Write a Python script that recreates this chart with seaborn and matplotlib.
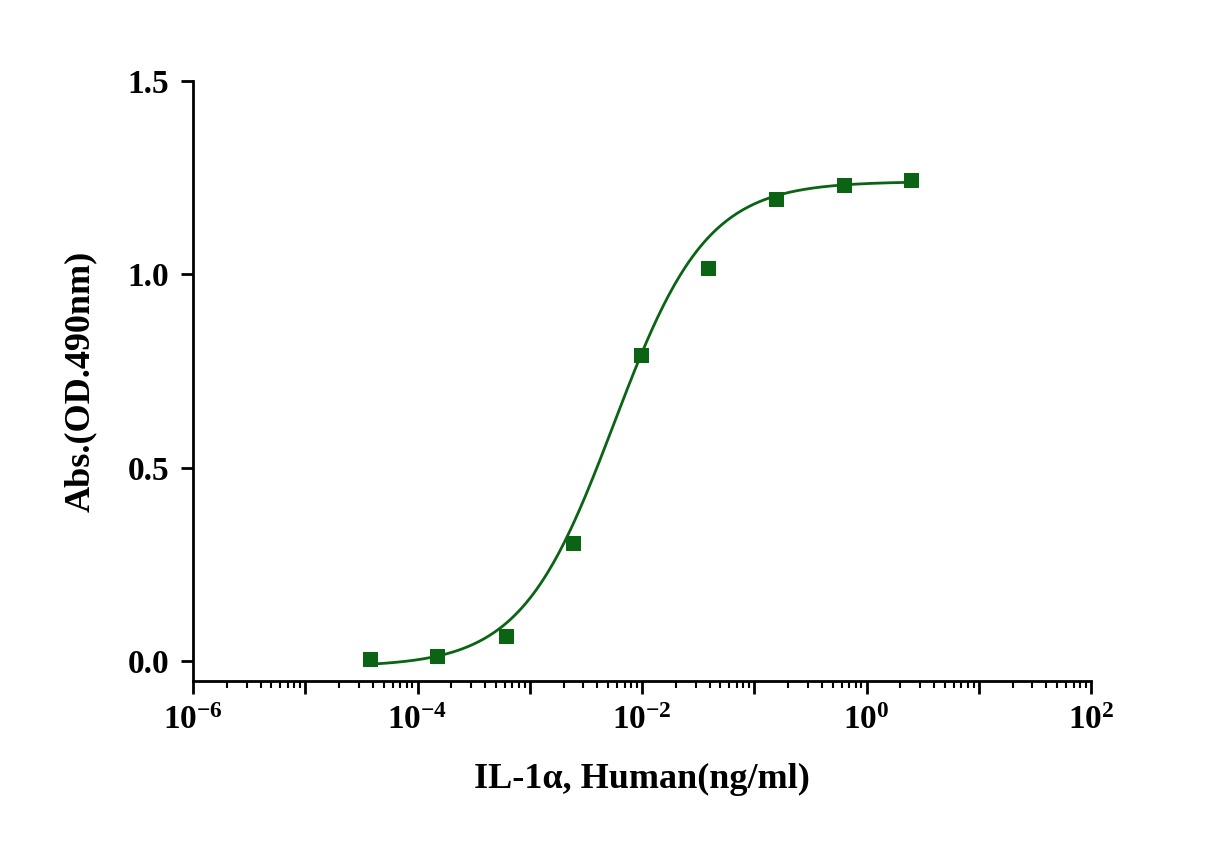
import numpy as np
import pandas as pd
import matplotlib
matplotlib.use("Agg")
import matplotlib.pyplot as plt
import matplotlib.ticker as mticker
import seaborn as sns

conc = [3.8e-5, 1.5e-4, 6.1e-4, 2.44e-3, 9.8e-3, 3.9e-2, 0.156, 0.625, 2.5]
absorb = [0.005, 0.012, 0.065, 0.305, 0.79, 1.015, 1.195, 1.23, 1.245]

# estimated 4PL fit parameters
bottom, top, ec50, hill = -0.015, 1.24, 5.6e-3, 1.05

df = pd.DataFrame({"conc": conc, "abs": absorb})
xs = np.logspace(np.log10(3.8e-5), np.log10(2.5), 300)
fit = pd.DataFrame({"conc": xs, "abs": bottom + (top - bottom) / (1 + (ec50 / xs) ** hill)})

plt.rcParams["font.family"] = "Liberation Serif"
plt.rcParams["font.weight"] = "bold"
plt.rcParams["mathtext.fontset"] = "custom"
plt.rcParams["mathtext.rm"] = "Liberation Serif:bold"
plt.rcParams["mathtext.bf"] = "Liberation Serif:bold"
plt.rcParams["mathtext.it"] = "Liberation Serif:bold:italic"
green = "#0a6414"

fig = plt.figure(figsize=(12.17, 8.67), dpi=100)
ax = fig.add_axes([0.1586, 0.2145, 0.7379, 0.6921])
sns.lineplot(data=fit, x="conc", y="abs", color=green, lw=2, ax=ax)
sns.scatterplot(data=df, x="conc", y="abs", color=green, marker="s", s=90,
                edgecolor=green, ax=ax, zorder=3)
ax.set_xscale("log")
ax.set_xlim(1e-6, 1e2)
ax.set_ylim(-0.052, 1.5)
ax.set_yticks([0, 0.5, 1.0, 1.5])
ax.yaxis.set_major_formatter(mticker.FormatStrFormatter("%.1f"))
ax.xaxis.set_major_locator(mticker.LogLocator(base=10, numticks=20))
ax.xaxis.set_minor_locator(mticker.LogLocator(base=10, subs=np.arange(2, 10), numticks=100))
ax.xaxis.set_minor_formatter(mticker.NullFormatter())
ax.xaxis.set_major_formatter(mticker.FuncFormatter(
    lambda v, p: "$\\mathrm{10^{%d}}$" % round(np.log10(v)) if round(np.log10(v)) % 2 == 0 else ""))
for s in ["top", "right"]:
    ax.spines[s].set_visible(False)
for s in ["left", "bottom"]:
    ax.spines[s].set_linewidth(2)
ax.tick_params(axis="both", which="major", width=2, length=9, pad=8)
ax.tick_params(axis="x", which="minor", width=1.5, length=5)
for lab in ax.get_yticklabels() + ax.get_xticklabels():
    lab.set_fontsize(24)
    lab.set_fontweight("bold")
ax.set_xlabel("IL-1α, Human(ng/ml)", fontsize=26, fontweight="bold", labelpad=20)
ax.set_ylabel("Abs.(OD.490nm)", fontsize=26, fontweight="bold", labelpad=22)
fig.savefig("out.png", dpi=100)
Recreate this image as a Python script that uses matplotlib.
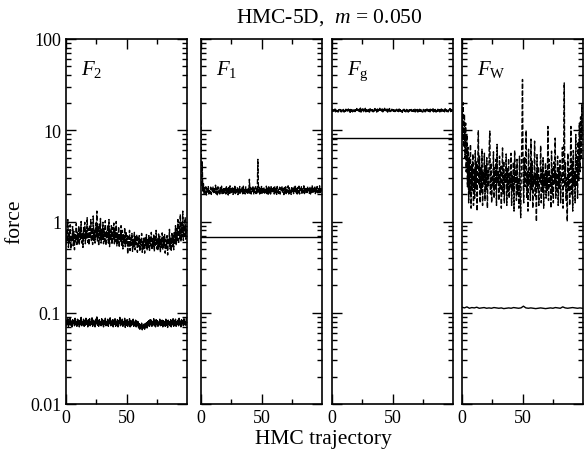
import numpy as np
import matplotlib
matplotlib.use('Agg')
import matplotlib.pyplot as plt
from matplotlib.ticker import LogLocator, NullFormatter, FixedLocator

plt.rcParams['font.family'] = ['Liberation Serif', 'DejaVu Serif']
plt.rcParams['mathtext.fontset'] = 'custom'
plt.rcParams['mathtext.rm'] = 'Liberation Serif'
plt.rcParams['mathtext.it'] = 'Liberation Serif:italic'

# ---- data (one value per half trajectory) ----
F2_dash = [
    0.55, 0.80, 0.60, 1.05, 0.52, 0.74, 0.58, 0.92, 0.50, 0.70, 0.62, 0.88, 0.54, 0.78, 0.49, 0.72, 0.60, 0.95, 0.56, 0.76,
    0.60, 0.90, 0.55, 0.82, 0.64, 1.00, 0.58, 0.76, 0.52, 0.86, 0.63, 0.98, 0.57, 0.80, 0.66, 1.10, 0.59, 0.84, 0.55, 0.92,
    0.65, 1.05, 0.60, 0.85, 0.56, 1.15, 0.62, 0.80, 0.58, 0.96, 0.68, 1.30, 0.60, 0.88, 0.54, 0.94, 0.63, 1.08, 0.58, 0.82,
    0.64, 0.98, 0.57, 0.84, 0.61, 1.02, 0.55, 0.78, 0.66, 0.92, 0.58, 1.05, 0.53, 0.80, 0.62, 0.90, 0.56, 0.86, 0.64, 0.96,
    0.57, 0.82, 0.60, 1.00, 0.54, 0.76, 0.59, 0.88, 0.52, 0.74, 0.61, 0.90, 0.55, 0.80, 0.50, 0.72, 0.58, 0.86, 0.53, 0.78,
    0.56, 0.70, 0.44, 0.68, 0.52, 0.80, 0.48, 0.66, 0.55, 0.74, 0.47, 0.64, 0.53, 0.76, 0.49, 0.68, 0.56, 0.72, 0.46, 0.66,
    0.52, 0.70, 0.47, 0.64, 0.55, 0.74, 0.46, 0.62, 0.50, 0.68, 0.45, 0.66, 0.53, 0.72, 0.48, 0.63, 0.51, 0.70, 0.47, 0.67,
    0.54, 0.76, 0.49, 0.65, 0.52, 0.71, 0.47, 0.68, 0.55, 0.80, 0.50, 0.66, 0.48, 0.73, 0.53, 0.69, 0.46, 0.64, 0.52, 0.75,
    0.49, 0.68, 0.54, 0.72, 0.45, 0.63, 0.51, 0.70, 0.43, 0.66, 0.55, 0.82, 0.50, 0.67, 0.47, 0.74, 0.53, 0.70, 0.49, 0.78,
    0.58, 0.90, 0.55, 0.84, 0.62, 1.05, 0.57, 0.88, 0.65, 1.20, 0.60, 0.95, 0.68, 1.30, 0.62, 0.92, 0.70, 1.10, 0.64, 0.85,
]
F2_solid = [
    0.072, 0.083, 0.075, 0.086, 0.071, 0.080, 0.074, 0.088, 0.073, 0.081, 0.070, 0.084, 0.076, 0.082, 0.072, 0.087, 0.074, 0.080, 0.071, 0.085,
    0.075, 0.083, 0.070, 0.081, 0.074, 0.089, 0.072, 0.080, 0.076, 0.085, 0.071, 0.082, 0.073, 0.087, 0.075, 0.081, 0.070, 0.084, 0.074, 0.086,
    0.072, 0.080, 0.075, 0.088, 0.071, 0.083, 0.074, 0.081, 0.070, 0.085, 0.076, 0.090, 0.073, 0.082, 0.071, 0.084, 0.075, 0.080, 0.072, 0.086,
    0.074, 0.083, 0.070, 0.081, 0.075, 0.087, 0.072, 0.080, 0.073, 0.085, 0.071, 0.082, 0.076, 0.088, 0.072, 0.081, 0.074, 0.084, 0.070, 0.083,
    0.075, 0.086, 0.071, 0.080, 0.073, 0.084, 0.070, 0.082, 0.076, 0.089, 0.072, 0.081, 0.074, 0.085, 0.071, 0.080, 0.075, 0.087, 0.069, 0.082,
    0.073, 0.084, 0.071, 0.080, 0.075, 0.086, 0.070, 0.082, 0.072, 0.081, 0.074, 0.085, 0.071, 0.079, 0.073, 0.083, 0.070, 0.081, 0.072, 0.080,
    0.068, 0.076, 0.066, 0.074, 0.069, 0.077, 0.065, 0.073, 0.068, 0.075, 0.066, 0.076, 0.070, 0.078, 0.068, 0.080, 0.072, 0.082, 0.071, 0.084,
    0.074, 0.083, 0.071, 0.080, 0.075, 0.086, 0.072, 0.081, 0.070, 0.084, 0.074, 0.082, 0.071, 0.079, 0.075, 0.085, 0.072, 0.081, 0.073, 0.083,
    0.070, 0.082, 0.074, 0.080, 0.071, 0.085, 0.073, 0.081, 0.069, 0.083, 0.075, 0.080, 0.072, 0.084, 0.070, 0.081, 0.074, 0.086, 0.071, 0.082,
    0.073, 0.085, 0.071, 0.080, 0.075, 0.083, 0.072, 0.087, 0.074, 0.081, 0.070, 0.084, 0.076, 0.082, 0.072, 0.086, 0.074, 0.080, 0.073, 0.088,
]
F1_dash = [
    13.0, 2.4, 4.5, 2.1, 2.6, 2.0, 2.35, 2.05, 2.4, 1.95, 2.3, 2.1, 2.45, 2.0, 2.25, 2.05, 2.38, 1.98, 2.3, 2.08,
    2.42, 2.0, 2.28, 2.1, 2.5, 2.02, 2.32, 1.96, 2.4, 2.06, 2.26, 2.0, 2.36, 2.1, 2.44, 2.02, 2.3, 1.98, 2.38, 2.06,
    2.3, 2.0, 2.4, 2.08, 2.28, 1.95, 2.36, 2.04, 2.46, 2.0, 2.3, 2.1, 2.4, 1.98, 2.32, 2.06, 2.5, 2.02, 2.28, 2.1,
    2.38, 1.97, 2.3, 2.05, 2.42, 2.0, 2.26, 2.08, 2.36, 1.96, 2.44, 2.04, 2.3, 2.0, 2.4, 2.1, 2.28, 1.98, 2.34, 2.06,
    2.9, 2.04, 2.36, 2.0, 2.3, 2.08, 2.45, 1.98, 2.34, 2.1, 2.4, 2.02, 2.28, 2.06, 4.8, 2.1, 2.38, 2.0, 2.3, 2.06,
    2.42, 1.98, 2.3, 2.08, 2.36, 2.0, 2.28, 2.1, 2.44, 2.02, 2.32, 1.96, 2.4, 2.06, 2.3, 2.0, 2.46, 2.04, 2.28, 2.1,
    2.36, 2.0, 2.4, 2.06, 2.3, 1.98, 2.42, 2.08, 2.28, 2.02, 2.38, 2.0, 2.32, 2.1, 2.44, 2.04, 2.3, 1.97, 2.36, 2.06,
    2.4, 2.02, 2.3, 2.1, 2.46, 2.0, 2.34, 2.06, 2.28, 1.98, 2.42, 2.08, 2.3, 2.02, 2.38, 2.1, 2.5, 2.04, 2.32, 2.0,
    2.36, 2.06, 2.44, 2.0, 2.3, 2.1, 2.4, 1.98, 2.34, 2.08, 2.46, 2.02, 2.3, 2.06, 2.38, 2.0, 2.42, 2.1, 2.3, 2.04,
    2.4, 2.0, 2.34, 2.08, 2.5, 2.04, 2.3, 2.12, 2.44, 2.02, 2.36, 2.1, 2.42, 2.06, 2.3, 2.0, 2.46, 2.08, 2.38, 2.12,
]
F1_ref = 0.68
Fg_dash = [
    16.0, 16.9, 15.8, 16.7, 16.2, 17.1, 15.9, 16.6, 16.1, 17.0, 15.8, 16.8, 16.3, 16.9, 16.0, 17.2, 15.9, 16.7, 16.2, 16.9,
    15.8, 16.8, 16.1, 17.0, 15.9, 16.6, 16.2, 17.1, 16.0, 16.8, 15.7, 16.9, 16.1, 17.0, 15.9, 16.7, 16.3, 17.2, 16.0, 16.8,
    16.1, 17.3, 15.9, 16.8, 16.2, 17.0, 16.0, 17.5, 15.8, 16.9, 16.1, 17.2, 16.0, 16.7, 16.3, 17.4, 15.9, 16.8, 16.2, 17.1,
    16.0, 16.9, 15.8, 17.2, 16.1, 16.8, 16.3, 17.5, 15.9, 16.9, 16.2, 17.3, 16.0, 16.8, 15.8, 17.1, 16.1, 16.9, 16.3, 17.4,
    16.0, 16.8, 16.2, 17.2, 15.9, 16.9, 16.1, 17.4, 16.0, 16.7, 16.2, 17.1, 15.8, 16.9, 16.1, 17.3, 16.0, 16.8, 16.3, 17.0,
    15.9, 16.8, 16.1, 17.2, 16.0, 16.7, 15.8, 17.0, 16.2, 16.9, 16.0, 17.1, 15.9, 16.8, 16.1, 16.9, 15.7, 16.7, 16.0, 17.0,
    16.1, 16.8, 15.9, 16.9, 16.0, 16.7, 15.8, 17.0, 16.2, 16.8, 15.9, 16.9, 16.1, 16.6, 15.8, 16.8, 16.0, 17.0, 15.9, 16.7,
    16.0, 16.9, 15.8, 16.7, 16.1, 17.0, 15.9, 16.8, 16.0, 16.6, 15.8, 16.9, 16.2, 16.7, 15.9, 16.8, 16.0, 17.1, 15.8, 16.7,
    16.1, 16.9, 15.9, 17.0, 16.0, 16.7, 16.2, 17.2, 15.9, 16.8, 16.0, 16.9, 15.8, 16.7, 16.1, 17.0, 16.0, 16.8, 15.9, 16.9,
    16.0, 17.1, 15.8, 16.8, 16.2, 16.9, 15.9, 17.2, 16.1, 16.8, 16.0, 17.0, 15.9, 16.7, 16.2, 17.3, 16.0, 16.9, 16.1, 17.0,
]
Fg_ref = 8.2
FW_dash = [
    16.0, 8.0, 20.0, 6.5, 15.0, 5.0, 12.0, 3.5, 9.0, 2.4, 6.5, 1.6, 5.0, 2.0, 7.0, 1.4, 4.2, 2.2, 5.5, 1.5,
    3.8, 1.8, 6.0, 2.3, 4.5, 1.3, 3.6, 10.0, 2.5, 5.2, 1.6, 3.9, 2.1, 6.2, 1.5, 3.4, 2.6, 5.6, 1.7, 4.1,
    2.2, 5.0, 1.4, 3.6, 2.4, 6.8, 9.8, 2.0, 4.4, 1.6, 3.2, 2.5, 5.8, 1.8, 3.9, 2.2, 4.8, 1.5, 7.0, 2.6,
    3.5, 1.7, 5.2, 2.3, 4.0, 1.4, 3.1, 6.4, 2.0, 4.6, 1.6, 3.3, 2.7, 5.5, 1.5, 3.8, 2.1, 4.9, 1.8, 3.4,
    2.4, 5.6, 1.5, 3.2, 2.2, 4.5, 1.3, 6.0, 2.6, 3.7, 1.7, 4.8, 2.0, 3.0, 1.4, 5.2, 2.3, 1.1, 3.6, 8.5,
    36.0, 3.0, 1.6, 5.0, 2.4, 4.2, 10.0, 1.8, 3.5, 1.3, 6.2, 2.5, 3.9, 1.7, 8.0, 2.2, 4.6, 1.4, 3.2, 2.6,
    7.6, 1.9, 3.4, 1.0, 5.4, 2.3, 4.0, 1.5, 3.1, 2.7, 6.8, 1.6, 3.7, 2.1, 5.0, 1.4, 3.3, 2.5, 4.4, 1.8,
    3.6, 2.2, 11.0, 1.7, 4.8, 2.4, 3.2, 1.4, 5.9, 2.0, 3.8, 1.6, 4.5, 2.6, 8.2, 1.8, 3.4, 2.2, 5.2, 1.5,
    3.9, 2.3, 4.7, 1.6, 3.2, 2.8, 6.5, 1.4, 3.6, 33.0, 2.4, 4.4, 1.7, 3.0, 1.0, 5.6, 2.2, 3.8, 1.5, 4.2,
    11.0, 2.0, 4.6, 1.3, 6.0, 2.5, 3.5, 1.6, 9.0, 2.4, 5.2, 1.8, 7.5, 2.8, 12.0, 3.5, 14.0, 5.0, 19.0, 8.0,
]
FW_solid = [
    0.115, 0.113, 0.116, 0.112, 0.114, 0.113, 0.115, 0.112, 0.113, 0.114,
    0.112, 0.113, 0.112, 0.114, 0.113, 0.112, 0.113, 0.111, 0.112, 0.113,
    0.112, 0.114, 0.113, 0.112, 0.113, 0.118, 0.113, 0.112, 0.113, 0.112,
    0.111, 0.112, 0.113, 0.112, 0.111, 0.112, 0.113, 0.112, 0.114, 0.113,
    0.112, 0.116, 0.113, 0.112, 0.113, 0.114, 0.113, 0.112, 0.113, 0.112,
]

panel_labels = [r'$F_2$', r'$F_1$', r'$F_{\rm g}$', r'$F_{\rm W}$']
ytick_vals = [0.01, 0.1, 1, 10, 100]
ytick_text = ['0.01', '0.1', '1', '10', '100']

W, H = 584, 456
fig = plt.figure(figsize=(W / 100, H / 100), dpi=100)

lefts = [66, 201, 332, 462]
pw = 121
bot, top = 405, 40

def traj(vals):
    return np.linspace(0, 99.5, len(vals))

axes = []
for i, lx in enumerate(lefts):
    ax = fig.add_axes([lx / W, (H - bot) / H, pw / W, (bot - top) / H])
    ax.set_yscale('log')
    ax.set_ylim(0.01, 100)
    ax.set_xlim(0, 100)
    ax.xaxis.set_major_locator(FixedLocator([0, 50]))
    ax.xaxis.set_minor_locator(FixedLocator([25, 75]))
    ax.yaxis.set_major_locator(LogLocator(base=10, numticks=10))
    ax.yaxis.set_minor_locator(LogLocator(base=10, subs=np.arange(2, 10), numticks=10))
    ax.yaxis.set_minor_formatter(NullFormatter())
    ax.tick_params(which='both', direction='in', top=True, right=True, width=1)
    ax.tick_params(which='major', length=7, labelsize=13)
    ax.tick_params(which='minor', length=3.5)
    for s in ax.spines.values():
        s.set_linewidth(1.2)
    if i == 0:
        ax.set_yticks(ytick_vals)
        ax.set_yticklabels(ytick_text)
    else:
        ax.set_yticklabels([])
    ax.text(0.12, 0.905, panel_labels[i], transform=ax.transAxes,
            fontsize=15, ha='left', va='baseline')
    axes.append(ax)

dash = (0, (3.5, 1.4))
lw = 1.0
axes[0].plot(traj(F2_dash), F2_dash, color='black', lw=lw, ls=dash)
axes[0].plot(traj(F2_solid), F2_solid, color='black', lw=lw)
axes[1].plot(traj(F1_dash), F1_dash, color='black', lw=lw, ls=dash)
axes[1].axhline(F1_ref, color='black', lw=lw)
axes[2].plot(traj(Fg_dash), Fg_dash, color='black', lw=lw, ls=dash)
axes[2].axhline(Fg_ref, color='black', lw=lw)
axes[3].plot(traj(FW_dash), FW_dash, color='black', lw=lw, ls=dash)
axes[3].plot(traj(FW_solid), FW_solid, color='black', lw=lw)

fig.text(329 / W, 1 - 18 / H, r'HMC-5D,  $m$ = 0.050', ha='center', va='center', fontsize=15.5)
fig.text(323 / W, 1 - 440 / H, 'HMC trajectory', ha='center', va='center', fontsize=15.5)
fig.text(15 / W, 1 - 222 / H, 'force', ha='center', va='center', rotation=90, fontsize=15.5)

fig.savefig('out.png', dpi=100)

--------------------------------

* **What the task asks**
Only a number is needed: how many lines of the material above contain "seaborn"?

* **Result for this task**
2